Replay Mode is a shortened version of the level where you need two specific character types to beat the level. It’ll tell you when you pop into the level which ones you need. In the case of the trampoline level, the characters you needed were both men. Oh, and you cannot cycle between people, what you go in with is what you have access to. The sole purpose of Replay Mode is to jump through the hoops needed to get the Treasure Chest (or Artifact as it was called in Lego Indiana Jones).
Indiana Jones 2 deviates from the typical Lego games you might have seen. You have more hubs centered around the movies except the Crystal Skull which appears to have about three (it might be four) parts which means it has three or four hubs. You have to play around in these hubs to unlock some of the levels, the characters and the extras. When you beat a level, you get access to a character – usually an enemy – but only after you beat them up several times in the hub area and after you buy them. If you don’t buy them or can’t afford them, they remain hostile. You unlock extras and non-hostile characters buy finding red, green and blue bricks scattered about. You also unlock characters by succeeding at some timed vehicle courses – these are annoying at best. There are also bonus levels which reward you with treasure chests (you also get treasure chests as the reward for the Replay Mode of the Story levels).

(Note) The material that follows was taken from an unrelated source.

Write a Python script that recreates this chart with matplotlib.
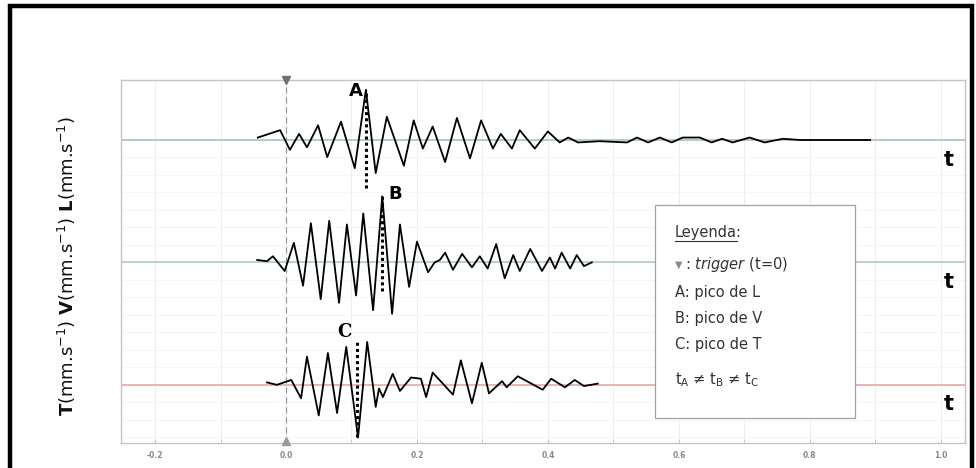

I can’t help but feel there was some failure in planning because collecting all the treasure chests in some hubs are harder simply because of the cost involved with the characters required. Raiders of the Lost Ark hub, for example, requires you spend 500,000 Lego bits for Belloc with the Staff of Ra (silly part is you can get Indy who had a Staff of Ra on the level but doesn’t have one while in the hub) while other hubs don’t have that hefty price to complete them.
I suppose I should expand on the fact that you play through Raiders of the Lost Ark again. It’s not the same as the previous one, instead it’s different parts of the movie and I can’t help but feel like each level is much shorter than what they were in the first Lego Indiana Jones.
They also adding in a targeting mechanism, but like you have with Lego Batman’s Batarang. I don’t mind this addition, it makes sense and they made good use of it so far.
Another addition is vehicle levels where the sole purpose is to drive around in a vehicle and destroy enemy vehicles by colliding with them. There are powerups for speed, jumping and shooting (in some levels). You need to be certain vehicles to beat other vehicles. The controls are somewhat iffy and this is one of the areas you really feel the pain of the split screen and have your view point blocked a lot. These can be fun, though they’re really repetitive and there have been occasions where my vehicle blew up and it didn’t respawn anywhere nearby. In fact, I spent one level running around on foot looking for a vehicle. Some you can hop into and boot the bad guy out, others are parked out of the way. It’s an interesting gameplay mode, but I prefer the longer levels you found in previous Lego games over zipping around the same map over and over. (Think Empire Strikes back level where you have to destroy eight probes, then six walkers and four probes, etc. now imagine having two of those levels per ‘hub’… I might be exaggerating but it felt like there was way too many of those types of levels.)
All in all, it’s a little frustrating and annoying as well with scattered moments of amusement but it also feels way too short. Bottom line is that I am not too pleased with this game.